I’ve just read What is Property by Joseph-Pierre Proudhon, which stridently argues that all property is theft.
Proudhon wrote in the mid-19th century and has a flourishing style. In particular, he loves exclamation marks, writing sentences such as, “Days of conflagration and anguish!” He really peaks in brilliance though, with his two word explosions of repulsion. For example, “Deplorable pride!”

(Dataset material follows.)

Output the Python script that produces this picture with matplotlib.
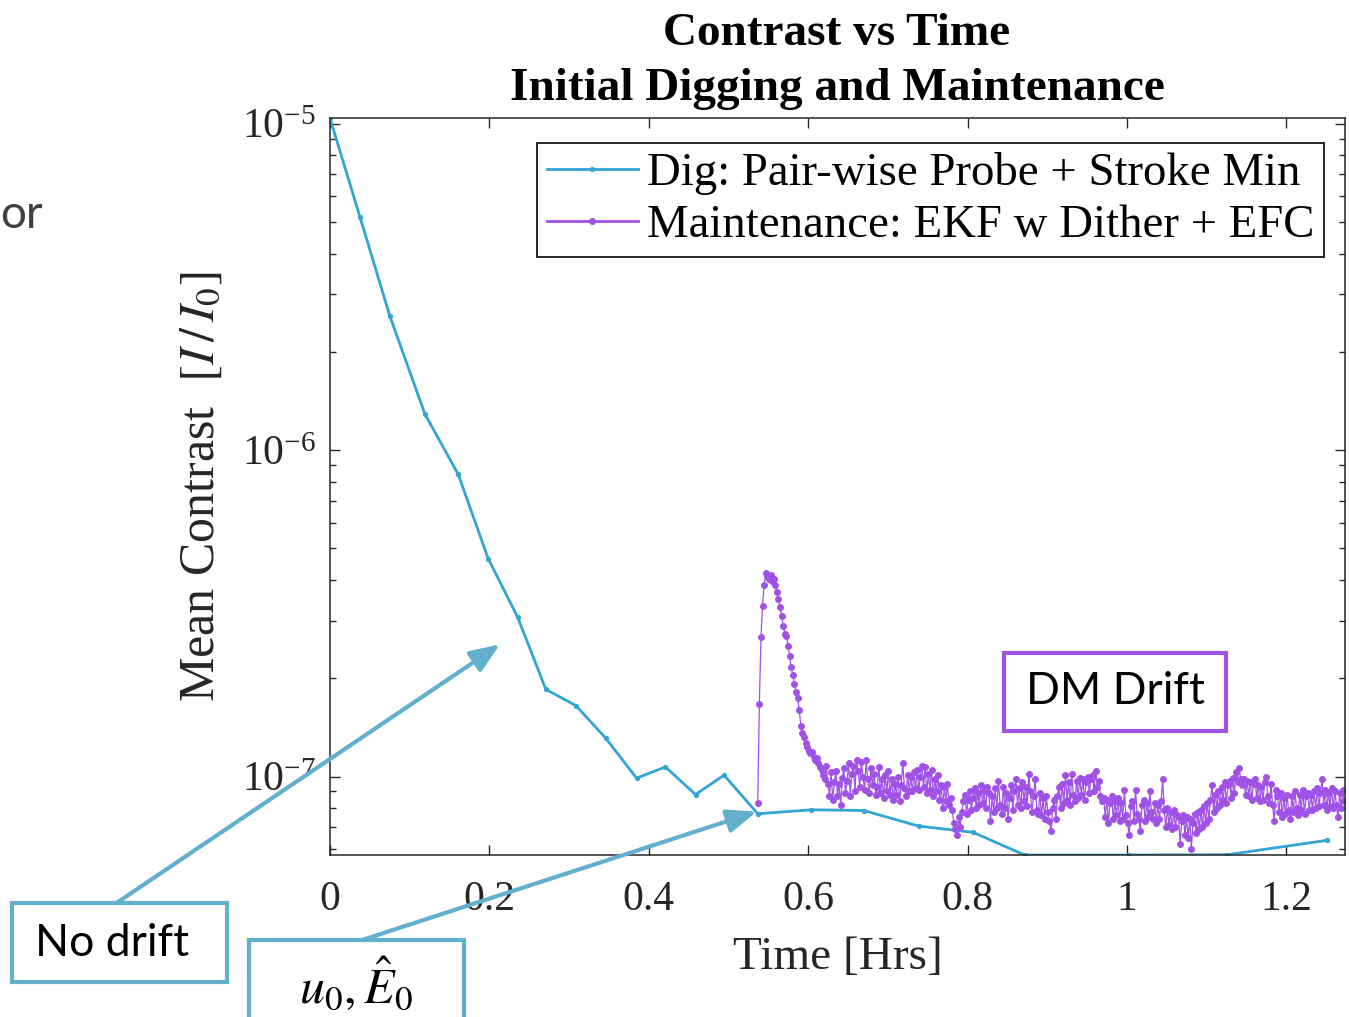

You don’t see many sentences like that now. But I think there is no better way to decry. Let’s take another example. The sentence, “false calculation” sounds like the sort of thing an accountant might write in the margin of a tax return. But the sentence, “False calculation!” suggests an error of huge importance, which we will naturally want to get hysterical about.
I also like the economy of this technique. When Proudhon writes, “Debased creature!” in just two words we are left in no doubt that, in his opinion, the way the bourgeoisie are behaving is pretty well not on.
So I would like to see more of the 19th century two-word exclamation of disgust in modern writing. I thought I’d start by describing some of my worst ever story tape experiences using this form. I am not saying that these books are necessarily bad, just that I had a rotten time listening to them.
The Nanny Diaries by Emma McLaughlin and Nicola Kraus: Infuriating inaction!
Momento Mori by Murial Spark: Existential calamity!
The Reef by Di Morrissey: Vexed exposition!
The Clicking of Cuthbert by PG Wodehouse: Interminable golf!
The Daredevil Tycoon by Barbara McMahon: Total crap!
So I recommend that you have a go yourselves. It’s fun. Wretched abacus!